Globalne rynki wyprzedały się dziś rano po ogłoszeniu przez prezydenta Trumpa planów drastycznego zwiększenia ceł na chińskie towary. Decyzja ta była odpowiedzią na nowe ograniczenia Pekinu dotyczące eksportu pierwiastków ziem rzadkich, o których wykorzystywanie, zdaniem prezydenta USA, Chiny oskarżyły w kontekście "monopolizacji" kluczowych zasobów.
Zaostrzone chińskie kontrole eksportu obejmują teraz również produkty zagraniczne, które zawierają lub zostały przetworzone z wykorzystaniem chińskich pierwiastków ziem rzadkich, co sygnalizuje poważną eskalację sporu handlowego.
Rozszerzenie polityki – ukierunkowane na sektory obronny, półprzewodników i sztucznej inteligencji – wywołało obawy o globalny wstrząs w łańcuchu dostaw.
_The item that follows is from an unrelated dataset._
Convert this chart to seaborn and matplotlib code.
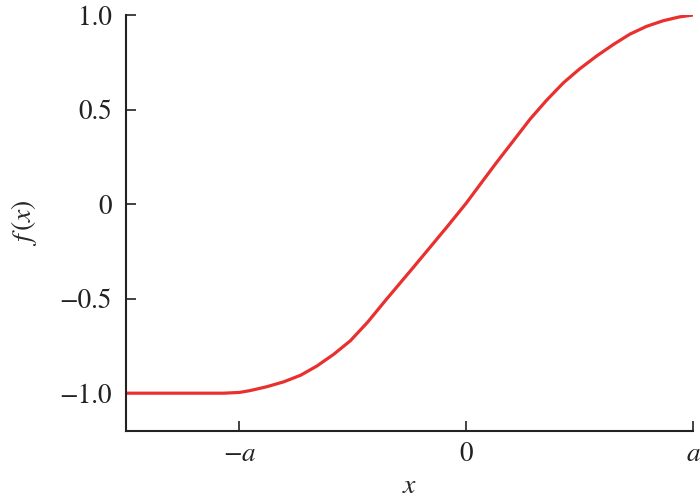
import numpy as np
import pandas as pd
import matplotlib
matplotlib.use("Agg")
import matplotlib.pyplot as plt
import seaborn as sns

# curve (x in units of a)
x_vals = [-1.5, -1.2, -1.07, -1.0, -0.952, -0.88, -0.805, -0.73, -0.658, -0.585,
          -0.511, -0.435, -0.357, -0.232, -0.085, 0.0, 0.062, 0.135, 0.208, 0.282,
          0.355, 0.429, 0.50, 0.576, 0.65, 0.722, 0.795, 0.869, 0.94, 1.0]
f_vals = [-1.0, -1.0, -1.0, -0.996, -0.986, -0.966, -0.94, -0.905, -0.856, -0.795,
          -0.723, -0.625, -0.511, -0.333, -0.121, 0.005, 0.105, 0.222, 0.335, 0.45,
          0.55, 0.642, 0.715, 0.784, 0.845, 0.899, 0.94, 0.970, 0.99, 1.0]

x_ticks = [-1, 0, 1]
x_ticklabels = [r"$-a$", "0", r"$a$"]
y_ticks = [-1.0, -0.5, 0.0, 0.5, 1.0]
y_ticklabels = ["\u22121.0", "\u22120.5", "0", "0.5", "1.0"]

df = pd.DataFrame({"x": x_vals, "f": f_vals})

sns.set_style("ticks")
plt.rcParams["font.family"] = ["STIXGeneral", "DejaVu Serif"]
plt.rcParams["mathtext.fontset"] = "stix"

fig = plt.figure(figsize=(7, 5.01), dpi=100)
ax = fig.add_axes([0.18, 0.1397, 0.81, 0.8303])

sns.lineplot(data=df, x="x", y="f", color="#e8302e", linewidth=2.3, ax=ax)

ax.set_xlim(-1.5, 1.0)
ax.set_ylim(-1.2, 1.0)
ax.set_xticks(x_ticks, labels=x_ticklabels)
ax.set_yticks(y_ticks, labels=y_ticklabels)
ax.tick_params(direction="in", length=7, width=1.2, labelsize=19.5, colors="#222222")
ax.tick_params(axis="y", pad=10)
ax.tick_params(axis="x", pad=8)

for s in ["top", "right"]:
    ax.spines[s].set_visible(False)
for s in ["left", "bottom"]:
    ax.spines[s].set_linewidth(1.5)
    ax.spines[s].set_color("#222222")

ax.set_xlabel(r"$x$", fontsize=20, labelpad=5)
ax.set_ylabel(r"$f\,(x)$", fontsize=20, labelpad=15)

fig.savefig("out.png", dpi=100)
Trump wcześniej określił działania Pekinu jako "złowrogie i wrogie", twierdząc, że Stany Zjednoczone mają jeszcze większą siłę nacisku, ale powstrzymywały się od jej wykorzystania – aż do teraz.
Jak wygląda sytuacja bitcoina?
Ta kryptowaluta rozpoczęła październik od mocnego uderzenia, osiągając nowe historyczne maksima powyżej 126 000 USD w pierwszym tygodniu miesiąca, po czym w ostatnich dniach spadła do poziomu 121 000 USD.
Analitycy rynkowi twierdzą, że ten rajd odzwierciedla to, co wielu określa jako "fazę euforii" trwającego cyklu wzrostowego – etap historycznie charakteryzujący się gwałtownym przyspieszeniem cen i rosnącym entuzjazmem wśród inwestorów detalicznych.
Jeśli poprzednie cykle są jakimkolwiek wyznacznikiem, obecna dynamika może wywindować bitcoina w kierunku przedziału 180 000–200 000 USD, zanim sentyment się uspokoi. W ciągu bieżącego roku ta wiodąca kryptowaluta zanotowała wzrost o ponad 30 proc.